(photo credit: MARC ISRAEL SELLEM/THE JERUSALEM POST)
After confirming that the Israeli Broadcasting Corporation will go on air on May 1, acting Communications Minister Tzachi Hanegbi (Likud) said on Sunday that the network will be supervised by a newly formed body that will be elected by politicians.
“The IBC will go on air on May 1, just as the law says, you can all relax,” said Hanegbi in an interview with Army Radio. “But it will not be left without any supervision.”
Hanegbi stressed that government’s right to appoint a supervision body over the media is equivalent to its right to appoint other senior posts. “As the cabinet has the right to appoint the IDF chief of staff, the police commissioner, the Supreme Court justices and the heads of the Shin Bet [Israel Security Agency] and the Mossad, it has the right to appoint a regulator in the Communications Ministry that will oversee the media,” he said.
“We will not spend NIS 700 million on a new corporation so that they can do whatever they want,” he added.
Hanegbi was defending the initiative by his ministry to create a body that will replace the Second Authority for Television and Radio, the Cable and Satellite Broadcasting Council and the Israel Broadcasting Corporation Council to oversee all the television networks and radio stations in Israel.
This council’s membership is to come from the three replaced organizations, and have 11 additional members, two of whom will be cabinet members. It will have to authority to fill various positions in the IBC.

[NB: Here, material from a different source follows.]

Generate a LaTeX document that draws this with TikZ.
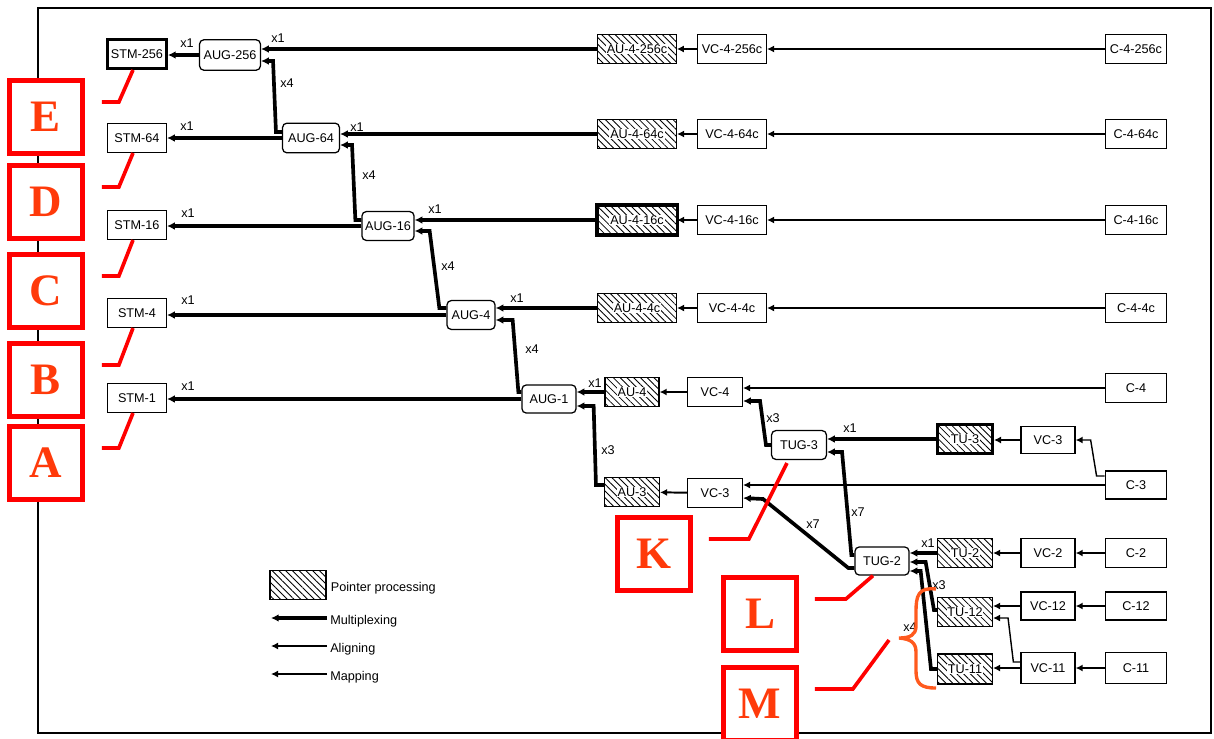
\documentclass[tikz,border=0pt]{standalone}
\usepackage{fontspec}
\setmainfont{Liberation Sans}
\newfontfamily\letterfont{Liberation Serif}
\usetikzlibrary{arrows.meta,positioning,calc,patterns.meta}
\definecolor{callred}{HTML}{FF0000}
\definecolor{lettercol}{HTML}{FF3A0A}
\definecolor{bracecol}{HTML}{FF5A1E}
\newcommand{\ptrtxt}[1]{{\setlength{\fboxsep}{0.6pt}\colorbox{white}{#1}}}
\tikzset{
  unit/.style={draw, line width=0.9pt, minimum height=0.72cm, inner sep=1pt, font=\fontsize{9}{10}\selectfont},
  grp/.style={unit, rounded corners=3pt},
  ptrbox/.style={unit, pattern={Lines[angle=-45,distance=3.4pt,line width=0.6pt]}},
  heavy/.style={line width=2.2pt},
  muxarr/.style={line width=2.6pt, -{Latex[length=5.5pt,width=5.5pt]}},
  alnarr/.style={line width=1.4pt, -{Latex[length=5pt,width=5pt]}},
  maparr/.style={line width=1pt, -{Latex[length=5pt,width=5pt]}},
  mlt/.style={font=\fontsize{9}{10}\selectfont, inner sep=0pt},
  callbox/.style={draw=callred, line width=3.5pt, fill=white, minimum size=1.82cm, inner sep=0pt,
    text=lettercol, font=\letterfont\bfseries\fontsize{32}{32}\selectfont},
  callout/.style={draw=callred, line width=2.6pt},
}

\begin{document}
\begin{tikzpicture}[x=0.025cm, y=-0.025cm]
\useasboundingbox (0,0) rectangle (1214,738);
\draw[line width=1.4pt] (38,8) rectangle (1211,733);

% STM outputs and AUG chain
\node[unit, heavy, minimum width=1.47cm] (stm256) at (137,54) {STM-256};
\foreach \n/\t/\y in {stm64/STM-64/138, stm16/STM-16/225, stm4/STM-4/313, stm1/STM-1/398}
  \node[unit, minimum width=1.47cm] (\n) at (137,\y) {\t};
\node[grp, minimum width=1.52cm, minimum height=0.76cm] (aug256) at (230,55) {AUG-256};
\node[grp, minimum width=1.42cm, minimum height=0.74cm] (aug64) at (311,138) {AUG-64};
\node[grp, minimum width=1.3cm] (aug16) at (388,226) {AUG-16};
\node[grp, minimum width=1.2cm] (aug4) at (471,315) {AUG-4};
\node[grp, minimum width=1.35cm, minimum height=0.7cm] (aug1) at (549,399) {AUG-1};

% contiguous concatenation rows
\foreach \rw/\y in {256/49, 64/134, 16/220, 4/308}{
  \node[ptrbox, minimum width=1.97cm] (au\rw c) at (637,\y) {\ptrtxt{AU-4-\rw c}};
  \node[unit, minimum width=1.72cm] (vc\rw c) at (732,\y) {VC-4-\rw c};
  \node[unit, minimum width=1.54cm] (c\rw c) at (1136,\y) {C-4-\rw c};
  \draw[alnarr] (vc\rw c) -- (au\rw c);
  \draw[maparr] (c\rw c) -- (vc\rw c);
}
\draw[heavy] (au16c.south west) rectangle (au16c.north east);

% lower branch
\node[ptrbox, minimum width=1.35cm] (au4) at (632,392) {\ptrtxt{AU-4}};
\node[unit, minimum width=1.37cm] (vc4) at (715,392) {VC-4};
\node[unit, minimum width=1.54cm] (c4) at (1136,388) {C-4};
\node[grp, minimum width=1.37cm] (tug3) at (799,445) {TUG-3};
\node[ptrbox, heavy, minimum width=1.37cm] (tu3) at (965,439) {\ptrtxt{TU-3}};
\node[unit, minimum width=1.35cm, minimum height=0.68cm] (vc3r) at (1048,440) {VC-3};
\node[unit, minimum width=1.54cm, minimum height=0.7cm] (c3) at (1136,485) {C-3};
\node[ptrbox, minimum width=1.37cm] (au3) at (632,492) {\ptrtxt{AU-3}};
\node[unit, minimum width=1.37cm] (vc3) at (715,493) {VC-3};
\node[grp, minimum width=1.35cm, minimum height=0.7cm] (tug2) at (882,561) {TUG-2};
\node[ptrbox, minimum width=1.37cm] (tu2) at (965,553) {\ptrtxt{TU-2}};
\node[unit, minimum width=1.35cm] (vc2) at (1048,553) {VC-2};
\node[unit, minimum width=1.54cm] (c2) at (1136,553) {C-2};
\node[ptrbox, minimum width=1.37cm] (tu12) at (965,612) {\ptrtxt{TU-12}};
\node[unit, minimum width=1.35cm, minimum height=0.7cm] (vc12) at (1048,606) {VC-12};
\node[unit, minimum width=1.54cm, minimum height=0.7cm] (c12) at (1136,606) {C-12};
\node[ptrbox, minimum width=1.37cm, minimum height=0.75cm] (tu11) at (965,669) {\ptrtxt{TU-11}};
\node[unit, minimum width=1.35cm, minimum height=0.77cm] (vc11) at (1048,668) {VC-11};
\node[unit, minimum width=1.54cm, minimum height=0.77cm] (c11) at (1136,668) {C-11};

% multiplexing
\foreach \a/\s in {aug256/stm256, aug64/stm64, aug16/stm16, aug4/stm4, aug1/stm1}
  \draw[muxarr] (\a.west) -- (\a.west -| \s.east);
\draw[muxarr] (au256c.west) -- (au256c.west -| aug256.east);
\draw[muxarr] (au64c.west) -- (au64c.west -| aug64.east);
\draw[muxarr] (au16c.west) -- (au16c.west -| aug16.east);
\draw[muxarr] (au4c.west) -- (au4c.west -| aug4.east);
\draw[muxarr] (au4.west) -- (au4.west -| aug1.east);
\draw[muxarr] ($(aug64.west)+(0,-6)$) -- ++(-6,0) -- ($(aug256.east)+(12,6)$) -- ($(aug256.east)+(0,6)$);
\draw[muxarr] ($(aug16.west)+(0,-6)$) -- ++(-6,0) -- ($(aug64.east)+(12,7)$) -- ($(aug64.east)+(0,7)$);
\draw[muxarr] ($(aug4.west)+(0,-7)$) -- ++(-7,0) -- ($(aug16.east)+(15,5)$) -- ($(aug16.east)+(0,5)$);
\draw[muxarr] ($(aug1.west)+(0,-7)$) -- ++(-3,0) -- ($(aug4.east)+(17,5)$) -- ($(aug4.east)+(0,5)$);
\draw[muxarr] ($(au3.west)+(0,-7)$) -- ++(-8,0) -- ($(aug1.east)+(17,7)$) -- ($(aug1.east)+(0,7)$);
\draw[muxarr] (tug3.west) -- ++(-5,0) -- ($(vc4.east)+(17,9)$) -- ($(vc4.east)+(0,9)$);
\draw[muxarr] (tu3.west) -- (tu3.west -| tug3.east);
\draw[muxarr] ($(tug2.west)+(0,-6)$) -- ++(-3,0) -- ($(tug3.east)+(15,7)$) -- ($(tug3.east)+(0,7)$);
\draw[muxarr] ($(tug2.west)+(0,7)$) -- ++(-6,0) -- ($(vc3.east)+(20,6)$) -- ($(vc3.east)+(0,5)$);
\draw[muxarr] (tu2.west) -- (tu2.west -| tug2.east);
\draw[muxarr] ($(tu12.west)+(0,-2)$) -- ++(-3,0) -- ($(tug2.east)+(16,1)$) -- ($(tug2.east)+(0,1)$);
\draw[muxarr] (tu11.west) -- ++(-6,0) -- ($(tug2.east)+(11,10)$) -- ($(tug2.east)+(0,10)$);

% aligning
\draw[alnarr] (vc4) -- (au4);
\draw[alnarr] (vc3) -- (au3);
\draw[alnarr] (vc3r.west) -- (vc3r.west -| tu3.east);
\draw[alnarr] (vc2) -- (tu2);
\draw[alnarr] (vc12.west) -- (vc12.west -| tu12.east);
\draw[alnarr] (vc11.west) -- (vc11.west -| tu11.east);
\draw[maparr] ($(vc11.west)+(0,-6)$) -- ++(-7,0) -- ($(tu12.east)+(15,6)$) -- ($(tu12.east)+(0,6)$);

% mapping
\draw[maparr] (c4.west) -- (c4.west -| vc4.east);
\draw[maparr] (c3.west) -- (c3.west -| vc3.east);
\draw[maparr] ($(c3.west)+(0,-9)$) -- ++(-8,0) -- ($(vc3r.east)+(15,0)$) -- (vc3r.east);
\draw[maparr] (c2) -- (vc2);
\draw[maparr] (c12) -- (vc12);
\draw[maparr] (c11) -- (vc11);

% multiplication factors
\foreach \x/\y/\t in {187/43/x1, 278/38/x1, 287/83/x4, 187/126/x1, 357/127/x1, 369/175/x4,
    188/213/x1, 435/209/x1, 448/266/x4, 188/300/x1, 517/298/x1, 532/349/x4, 188/386/x1,
    595/383/x1, 608/450/x3, 773/418/x3, 850/428/x1, 858/512/x7, 813/524/x7, 928/543/x1,
    939/585/x3, 910/627/x4}
  \node[mlt] (x\x-\y) at (\x,\y) {\t};

% legend
\node[ptrbox, minimum width=1.4cm, minimum height=0.72cm] (lgbox) at (298,585) {};
\node[mlt, anchor=west] (lgptr) at ($(lgbox.east)+(4,3)$) {Pointer processing};
\node[mlt, anchor=west] (lgmux) at (330,621) {Multiplexing};
\node[mlt, anchor=west] (lgaln) at (330,649) {Aligning};
\node[mlt, anchor=west] (lgmap) at (330,677) {Mapping};
\draw[muxarr] ($(lgmux.west)+(-3,-3)$) -- ++(-56,0);
\draw[alnarr] ($(lgaln.west)+(-3,-3)$) -- ++(-56,0);
\draw[maparr] ($(lgmap.west)+(-3,-3)$) -- ++(-56,0);

% brace over the TU-12 / TU-11 inputs
\coordinate (bracetip) at (899,638);
\draw[bracecol, line width=2.4pt] (936,589) .. controls (918,587) and (916,596) .. (916,612)
  -- (916,626) .. controls (916,635) and (910,638) .. (bracetip)
  .. controls (910,639) and (916,642) .. (916,652) -- (916,671)
  .. controls (916,684) and (921,688) .. (936,688);

% callouts
\foreach \lt/\y in {E/117, D/202, C/291, B/380, A/463}
  \node[callbox] (lbl\lt) at (46,\y) {\lt};
\node[callbox] (lblK) at (654,554) {K};
\node[callbox] (lblL) at (760,614) {L};
\node[callbox] (lblM) at (760,704) {M};
\foreach \lt/\s in {E/stm256, D/stm64, C/stm16, B/stm4, A/stm1}
  \draw[callout] ($(lbl\lt.east)+(17,-15)$) -- ++(17,0) -- ($(\s.south)+(-4,0)$);
\draw[callout] ($(lblK.east)+(16,-15)$) -- ++(40,0) -- ($(tug3.south)+(-12,3)$);
\draw[callout] ($(lblL.east)+(16,-15)$) -- ++(31,0) -- ($(tug2.south)+(-9,0)$);
\draw[callout] ($(lblM.east)+(16,-15)$) -- ++(38,0) -- ($(bracetip)+(-10,2)$);
\end{tikzpicture}
\end{document}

When asked about the current directors of the IBC, Hanegbi replied that after this body is formed, it will assess whether to keep them or to lay them off.
“It is a long process that includes legislation, and it will take months,” he said.
“Then this new body will be formed – the supervising council – and it will decide who the right people are to lead the Israel Broadcasting Corporation.
“There is still a dialogue between the government’s ministries on how this procedure will happen,” Hanegbi added. “There will be a specific timetable in which we will make sure that the IBC will be supervised, just like Channels 2 and 10, and the radio stations.”
On Saturday, Finance Minister Moshe Kahlon (Kulanu) responded to claims that this move will infringe upon the freedom of the press. “I promise that no freedoms will be harmed – not the freedom of speech and not the freedom of the press,” he said in an interview with Channel 2 news. “When I promised that the IBC will go on air, people here were skeptical, and here we are, a month before [it goes on air]. So as I kept that promise, I will keep my promise on this matter as well.”
Kahlon also dismissed claims that Prime Minister Benjamin Netanyahu is behind this move. “He is not dealing with communications anymore,” he said. “Now we are working on this initiative only with Tzachi [Hanegbi] and Momo [Communications Ministry director-general Shlomo Filber].